En fin. Cambió la marea. Las playeras verdes se van de vuelta al cajón. La selección, como el apoyo a los damnificados por los terremotos, nos dio cierta unanimidad temporal. Pero ya pasó. Ahora vendrá la fricción del cambio político. Porque mientras la selección se batía en las canchas de Rusia, el país dio un vuelco en las urnas. Lo único que queda, me temo, es un sentimiento espantoso de reseca. Una cruda enorme de la borrachera de sentimientos, gritos y bramidos que acabamos de pegarnos. Brasil, con su juego genial a cuentagotas y su teatro del absurdo de dolores fingidos y faltas inventadas, nos dejó sembrados en el mismo lugar de siempre. Habrá que esperar a que el tiempo asiente las cosas antes de lucir la cicatriz de la nueva derrota. Y esperar lo que venga.
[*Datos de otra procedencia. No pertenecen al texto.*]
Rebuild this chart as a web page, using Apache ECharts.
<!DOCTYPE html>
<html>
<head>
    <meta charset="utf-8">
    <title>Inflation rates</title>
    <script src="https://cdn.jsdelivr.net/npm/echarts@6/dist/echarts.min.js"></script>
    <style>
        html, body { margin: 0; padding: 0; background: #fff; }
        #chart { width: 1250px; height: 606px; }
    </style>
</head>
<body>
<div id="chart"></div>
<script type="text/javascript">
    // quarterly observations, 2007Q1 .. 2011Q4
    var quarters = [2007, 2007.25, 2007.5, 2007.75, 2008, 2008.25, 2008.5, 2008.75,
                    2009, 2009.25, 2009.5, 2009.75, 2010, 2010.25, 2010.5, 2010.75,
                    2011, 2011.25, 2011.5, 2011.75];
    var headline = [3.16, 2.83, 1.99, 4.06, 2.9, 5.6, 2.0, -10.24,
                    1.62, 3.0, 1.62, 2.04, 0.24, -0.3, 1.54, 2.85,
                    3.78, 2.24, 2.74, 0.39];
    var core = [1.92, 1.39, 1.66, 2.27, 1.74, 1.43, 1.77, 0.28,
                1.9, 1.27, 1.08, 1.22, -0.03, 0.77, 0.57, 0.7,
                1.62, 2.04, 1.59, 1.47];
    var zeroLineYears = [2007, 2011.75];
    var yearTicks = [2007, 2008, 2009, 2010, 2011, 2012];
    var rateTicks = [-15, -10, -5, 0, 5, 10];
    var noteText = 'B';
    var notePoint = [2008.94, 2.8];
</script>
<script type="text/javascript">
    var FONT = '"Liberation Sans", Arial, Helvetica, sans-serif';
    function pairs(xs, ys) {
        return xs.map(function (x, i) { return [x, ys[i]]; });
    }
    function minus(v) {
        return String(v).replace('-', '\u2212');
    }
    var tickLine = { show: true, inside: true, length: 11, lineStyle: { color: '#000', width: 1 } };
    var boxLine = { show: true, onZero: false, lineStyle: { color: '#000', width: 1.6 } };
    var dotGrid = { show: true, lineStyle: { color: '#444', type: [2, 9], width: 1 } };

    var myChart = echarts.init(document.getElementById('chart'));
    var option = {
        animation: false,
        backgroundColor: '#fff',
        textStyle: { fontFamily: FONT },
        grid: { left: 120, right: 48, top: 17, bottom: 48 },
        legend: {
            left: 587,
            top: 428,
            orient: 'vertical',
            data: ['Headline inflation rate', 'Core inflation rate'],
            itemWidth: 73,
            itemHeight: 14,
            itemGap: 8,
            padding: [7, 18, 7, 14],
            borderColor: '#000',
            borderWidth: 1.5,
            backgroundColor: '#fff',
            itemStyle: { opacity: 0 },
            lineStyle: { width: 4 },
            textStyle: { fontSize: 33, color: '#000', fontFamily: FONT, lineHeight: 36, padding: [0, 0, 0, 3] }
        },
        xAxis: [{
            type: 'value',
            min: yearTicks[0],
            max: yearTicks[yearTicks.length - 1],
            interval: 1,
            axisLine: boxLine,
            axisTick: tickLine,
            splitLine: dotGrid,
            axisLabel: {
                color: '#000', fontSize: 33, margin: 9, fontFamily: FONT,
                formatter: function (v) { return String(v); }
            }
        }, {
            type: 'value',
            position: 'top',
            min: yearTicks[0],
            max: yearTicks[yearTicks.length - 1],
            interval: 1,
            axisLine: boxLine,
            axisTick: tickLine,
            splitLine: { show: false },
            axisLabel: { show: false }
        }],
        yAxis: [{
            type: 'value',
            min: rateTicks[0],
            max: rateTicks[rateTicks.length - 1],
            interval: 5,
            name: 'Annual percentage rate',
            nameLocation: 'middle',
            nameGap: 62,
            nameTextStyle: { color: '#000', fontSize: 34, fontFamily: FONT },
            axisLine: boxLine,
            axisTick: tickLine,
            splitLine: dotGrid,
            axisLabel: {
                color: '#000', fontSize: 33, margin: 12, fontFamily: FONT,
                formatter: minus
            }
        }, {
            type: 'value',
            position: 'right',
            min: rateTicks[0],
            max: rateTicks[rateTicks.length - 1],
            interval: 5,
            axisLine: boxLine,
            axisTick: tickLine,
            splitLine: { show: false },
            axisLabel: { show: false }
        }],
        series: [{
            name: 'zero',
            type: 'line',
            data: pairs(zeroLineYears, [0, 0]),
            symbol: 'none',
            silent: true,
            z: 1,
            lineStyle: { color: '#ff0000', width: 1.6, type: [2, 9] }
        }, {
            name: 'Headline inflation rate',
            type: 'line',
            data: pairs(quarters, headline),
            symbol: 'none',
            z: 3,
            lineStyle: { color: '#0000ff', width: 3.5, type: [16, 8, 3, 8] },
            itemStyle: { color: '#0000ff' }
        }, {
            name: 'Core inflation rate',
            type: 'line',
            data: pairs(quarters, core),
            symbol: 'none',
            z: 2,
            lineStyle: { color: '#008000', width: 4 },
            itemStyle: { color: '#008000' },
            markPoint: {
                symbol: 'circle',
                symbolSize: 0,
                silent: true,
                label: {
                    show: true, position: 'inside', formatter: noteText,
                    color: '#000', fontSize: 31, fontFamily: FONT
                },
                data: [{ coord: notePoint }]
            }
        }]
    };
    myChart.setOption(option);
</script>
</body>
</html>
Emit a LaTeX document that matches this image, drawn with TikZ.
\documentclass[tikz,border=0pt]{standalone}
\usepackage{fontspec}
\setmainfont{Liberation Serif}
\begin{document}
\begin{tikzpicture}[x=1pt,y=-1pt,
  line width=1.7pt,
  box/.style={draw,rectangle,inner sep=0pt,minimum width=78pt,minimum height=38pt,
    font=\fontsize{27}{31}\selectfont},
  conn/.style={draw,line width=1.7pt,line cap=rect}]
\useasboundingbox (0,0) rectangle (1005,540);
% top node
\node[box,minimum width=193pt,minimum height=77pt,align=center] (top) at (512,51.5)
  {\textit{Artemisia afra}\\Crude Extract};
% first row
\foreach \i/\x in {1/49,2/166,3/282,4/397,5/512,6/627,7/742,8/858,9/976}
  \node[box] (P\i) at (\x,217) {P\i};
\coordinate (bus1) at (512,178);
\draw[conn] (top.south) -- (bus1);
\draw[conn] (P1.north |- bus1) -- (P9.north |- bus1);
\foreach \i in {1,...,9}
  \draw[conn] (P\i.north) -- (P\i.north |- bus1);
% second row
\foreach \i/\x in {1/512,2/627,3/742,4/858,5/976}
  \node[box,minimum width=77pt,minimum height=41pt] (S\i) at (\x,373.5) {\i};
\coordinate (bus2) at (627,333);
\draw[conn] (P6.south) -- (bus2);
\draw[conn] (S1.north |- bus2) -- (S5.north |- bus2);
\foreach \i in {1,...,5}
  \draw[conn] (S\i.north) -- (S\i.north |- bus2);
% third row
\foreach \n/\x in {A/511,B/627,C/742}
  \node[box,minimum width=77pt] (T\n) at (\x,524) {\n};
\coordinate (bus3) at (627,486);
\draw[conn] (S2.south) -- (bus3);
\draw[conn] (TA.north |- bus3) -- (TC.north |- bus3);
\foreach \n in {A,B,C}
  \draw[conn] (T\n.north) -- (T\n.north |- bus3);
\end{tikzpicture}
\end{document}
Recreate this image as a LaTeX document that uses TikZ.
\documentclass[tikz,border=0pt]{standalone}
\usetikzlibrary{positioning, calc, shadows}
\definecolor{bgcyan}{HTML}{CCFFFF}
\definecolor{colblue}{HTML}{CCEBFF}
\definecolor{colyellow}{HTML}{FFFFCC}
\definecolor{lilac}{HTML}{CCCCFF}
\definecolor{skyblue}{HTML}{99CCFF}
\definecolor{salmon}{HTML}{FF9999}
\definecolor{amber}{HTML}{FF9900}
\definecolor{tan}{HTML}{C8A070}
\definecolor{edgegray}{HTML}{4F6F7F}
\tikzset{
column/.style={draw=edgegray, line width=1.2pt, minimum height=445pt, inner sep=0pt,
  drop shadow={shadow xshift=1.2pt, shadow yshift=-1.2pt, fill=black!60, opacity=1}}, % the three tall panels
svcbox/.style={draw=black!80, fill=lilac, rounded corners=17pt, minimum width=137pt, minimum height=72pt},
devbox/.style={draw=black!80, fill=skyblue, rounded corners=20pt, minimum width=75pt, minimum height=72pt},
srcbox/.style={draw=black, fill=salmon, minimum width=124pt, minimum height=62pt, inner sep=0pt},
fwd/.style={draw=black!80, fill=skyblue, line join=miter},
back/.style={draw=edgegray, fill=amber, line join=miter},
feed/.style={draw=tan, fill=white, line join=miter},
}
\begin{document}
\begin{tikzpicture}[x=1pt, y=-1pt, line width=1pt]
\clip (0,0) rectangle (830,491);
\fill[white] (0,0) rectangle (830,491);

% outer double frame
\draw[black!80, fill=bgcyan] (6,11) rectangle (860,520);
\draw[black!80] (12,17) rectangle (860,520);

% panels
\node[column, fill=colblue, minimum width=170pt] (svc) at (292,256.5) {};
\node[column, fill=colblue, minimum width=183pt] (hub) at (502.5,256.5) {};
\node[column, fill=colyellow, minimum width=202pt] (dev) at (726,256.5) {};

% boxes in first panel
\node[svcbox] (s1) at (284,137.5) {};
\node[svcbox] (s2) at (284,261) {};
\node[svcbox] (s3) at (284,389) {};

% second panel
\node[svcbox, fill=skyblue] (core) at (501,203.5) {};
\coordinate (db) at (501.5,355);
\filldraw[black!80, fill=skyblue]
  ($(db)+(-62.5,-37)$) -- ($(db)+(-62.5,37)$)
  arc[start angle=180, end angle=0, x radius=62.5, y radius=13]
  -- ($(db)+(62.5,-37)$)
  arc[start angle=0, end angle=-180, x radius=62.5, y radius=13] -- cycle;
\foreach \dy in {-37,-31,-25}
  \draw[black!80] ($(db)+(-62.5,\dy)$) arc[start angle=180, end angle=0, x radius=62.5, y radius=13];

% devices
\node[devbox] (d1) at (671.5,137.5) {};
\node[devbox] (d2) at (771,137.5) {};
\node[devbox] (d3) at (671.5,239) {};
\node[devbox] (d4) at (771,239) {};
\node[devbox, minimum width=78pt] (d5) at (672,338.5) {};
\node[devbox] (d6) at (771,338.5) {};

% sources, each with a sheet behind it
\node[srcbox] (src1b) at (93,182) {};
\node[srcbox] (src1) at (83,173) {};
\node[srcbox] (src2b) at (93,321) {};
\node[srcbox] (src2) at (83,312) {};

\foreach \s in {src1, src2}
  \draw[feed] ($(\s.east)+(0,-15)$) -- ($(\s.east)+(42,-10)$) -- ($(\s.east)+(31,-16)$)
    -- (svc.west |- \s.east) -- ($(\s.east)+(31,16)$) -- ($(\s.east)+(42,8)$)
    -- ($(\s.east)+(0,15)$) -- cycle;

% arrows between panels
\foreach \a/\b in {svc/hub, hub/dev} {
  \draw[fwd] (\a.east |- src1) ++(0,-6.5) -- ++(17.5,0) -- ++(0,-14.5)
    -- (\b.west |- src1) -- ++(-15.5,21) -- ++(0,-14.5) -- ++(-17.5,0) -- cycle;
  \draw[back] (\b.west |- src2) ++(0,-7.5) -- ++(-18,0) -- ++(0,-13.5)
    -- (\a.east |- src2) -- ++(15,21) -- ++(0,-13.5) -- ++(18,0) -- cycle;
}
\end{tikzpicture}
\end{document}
Pero para el próximo Mundial faltan cuatro años y medio, porque es en Qatar y se jugará en diciembre... Es tanto tiempo que ni vale la pena hablar de ello. Ya llegará. Entretanto, nos quedamos nomás con una vaga tristeza y esa nostalgia por lo imposible que se recicla, entre nosotros, una y otra vez. ¿Llegará el día en que podamos festejar un triunfo sin llevar encima una playera prestada?

Pero animémonos. Al menos perdió el PRI.